* START *
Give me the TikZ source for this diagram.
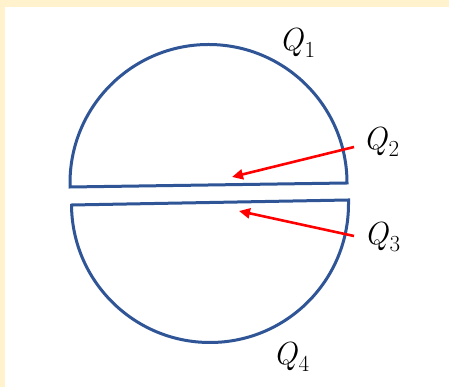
\documentclass[tikz,border=0pt]{standalone}
\usetikzlibrary{arrows.meta}
\definecolor{cream}{HTML}{FFF2CC}
\definecolor{shapeblue}{HTML}{2F5597}
\definecolor{arrred}{HTML}{FF0000}
\newcommand{\qlab}[1]{{\fontsize{32}{38}\selectfont\itshape Q}\kern1.5pt\raisebox{-7pt}{\fontsize{23}{28}\selectfont #1}}
\begin{document}
\begin{tikzpicture}[x=1pt,y=1pt,
  piece/.style={draw=shapeblue,line width=3pt,line join=miter},
  pointer/.style={draw=arrred,line width=2.6pt,-{Triangle[length=11pt,width=10pt]}},
  lbl/.style={inner sep=0pt,anchor=base west}]
\useasboundingbox (0,0) rectangle (449,387);
\fill[cream] (0,0) rectangle (449,387);
\fill[white] (5,0) rectangle (449,380);
% upper piece
\path[piece] (70,200) -- (70,204) arc[start angle=180,end angle=0,radius=138.5] -- cycle;
% lower piece
\path[piece] (71.5,182) -- (348.5,187) -- (348.5,183) arc[start angle=0,end angle=-180,radius=138.5] -- cycle;
% labels
\node[lbl] (q1) at (279,336) {\qlab{1}};
\node[lbl] (q2) at (363,237) {\qlab{2}};
\node[lbl] (q3) at (364,142) {\qlab{3}};
\node[lbl] (q4) at (273,22) {\qlab{4}};
% arrows
\coordinate (s2) at (354,240);
\coordinate (t2) at (232,210);
\coordinate (s3) at (354,151);
\coordinate (t3) at (239,176);
\draw[pointer] (s2) -- (t2);
\draw[pointer] (s3) -- (t3);
\end{tikzpicture}
\end{document}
* END *
▶ _Given exercise_: Transcribe the listing in full and omit the pictures.

▶ _Response to this task_:
Give me the TikZ source for this diagram.
\documentclass[tikz,border=0pt]{standalone}
\usetikzlibrary{arrows.meta}
\definecolor{cream}{HTML}{FFF2CC}
\definecolor{shapeblue}{HTML}{2F5597}
\definecolor{arrred}{HTML}{FF0000}
\newcommand{\qlab}[1]{{\fontsize{32}{38}\selectfont\itshape Q}\kern1.5pt\raisebox{-7pt}{\fontsize{23}{28}\selectfont #1}}
\begin{document}
\begin{tikzpicture}[x=1pt,y=1pt,
  piece/.style={draw=shapeblue,line width=3pt,line join=miter},
  pointer/.style={draw=arrred,line width=2.6pt,-{Triangle[length=11pt,width=10pt]}},
  lbl/.style={inner sep=0pt,anchor=base west}]
\useasboundingbox (0,0) rectangle (449,387);
\fill[cream] (0,0) rectangle (449,387);
\fill[white] (5,0) rectangle (449,380);
% upper piece
\path[piece] (70,200) -- (70,204) arc[start angle=180,end angle=0,radius=138.5] -- cycle;
% lower piece
\path[piece] (71.5,182) -- (348.5,187) -- (348.5,183) arc[start angle=0,end angle=-180,radius=138.5] -- cycle;
% labels
\node[lbl] (q1) at (279,336) {\qlab{1}};
\node[lbl] (q2) at (363,237) {\qlab{2}};
\node[lbl] (q3) at (364,142) {\qlab{3}};
\node[lbl] (q4) at (273,22) {\qlab{4}};
% arrows
\coordinate (s2) at (354,240);
\coordinate (t2) at (232,210);
\coordinate (s3) at (354,151);
\coordinate (t3) at (239,176);
\draw[pointer] (s2) -- (t2);
\draw[pointer] (s3) -- (t3);
\end{tikzpicture}
\end{document}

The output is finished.